Panel 1, moderated by Yong Chen, Professor of History at UC Irvine, presented papers that further elucidated patterns of Taishang and other overseas Chinese entrepreneurs in relation to China’s global economic development. These included “Taishang-Style Enterprises: The Taiwan Factor in the Emergence of Chinese Private Enterprises in the Pearl River Delta, China,” by Prof. Cheng Chih-peng, National Tsing Hua University, Taiwan. 

Panel 2, moderated by Sherry Wu, Assistant Professor of Management and Organizations & Behavioral Decision Making at UCLA, focused on the practices and ideologies of entrepreneurs themselves. The papers included “‘I Sell Therefore I Exist’: Markets' Contestation, Digital Labor, and Emotional Petit Capitalism of Chinese Migrant Women in Taiwan” by Dr. Beatrice Zani, Sciences Po Lyon, France, and “Cultural Rationales for Becoming an Entrepreneur: An Ethnographical Approach to the Entrepreneurial Motivations of Chinese Newcomers in Tokyo”
by Bin Li from Free University Berlin in Germany. 

Panel 3, moderated by Jay Chok, Associate Professor of Management at Keck Graduate Institute, Claremont Colleges, presented case studies of Taishang and other Chinese overseas entrepreneurs around the world. These included Privileged Migration and Middle Minority: Comparing Taishang in Dongguan and Jakarta, a paper by Prof. Ping Lin, National Chung Cheng University, Taiwan. 

Panel 4, moderated by Tak-Jun Wong, Joseph A. DeBell Professor of Business Administration and Accounting, University of Southern California Marshall School of Business, focused on women and family in the context of global Chinese entrepreneurship. The papers included “Entrepreneurial Masculinity and Disjunctive Intimacy: Taiwanese Businessmen and Their Families across the Taiwan Strait” - presented by Prof. Shen Hsiu-Hua from National Tsing Hua University, and “Transgenerational Intent of Taiwanese Business Families: Immigrant Context as Exposure to Country Differences in Family Logic” - by Stone Han and Chung Hsi-Mei from I-Shou University in Taiwan, and Artemis Chang from Queensland University of Technology in Australia.

The full conference program and a recording of Dr.
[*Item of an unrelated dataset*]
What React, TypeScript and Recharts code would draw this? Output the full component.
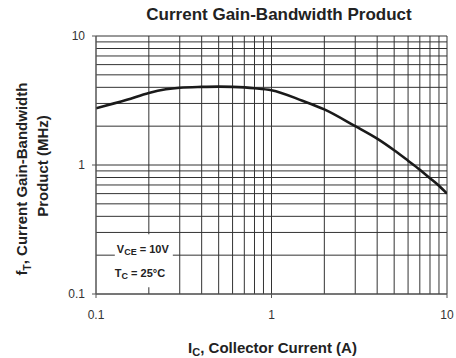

Wu’s keynote presentation can be viewed at Two special journal issues drawn from the conference presentations will be published. A special issue of the Journal of Chinese Overseas on “Immigrant Entrepreneurship in the Contemporary Era of Globalization: Gender, Family, and Divergent Patterns” edited by Prof. Min Zhou is scheduled for December, 2021. And a special issue of the Journal of Small Business and Entrepreneurship on “Chinese Entrepreneurship in a Globalized World: Culture, Place, and Mobilities” co-edited by Prof. Zhou and Prof. Howard Lin from Ryerson University is scheduled for February, 2022.

The UCLA Asia Pacific Center is currently home to the UCLA Taiwan Studies Program and it manages several Taiwan studies partnerships that facilitate exchanges between students and scholars at UCLA and in Taiwan.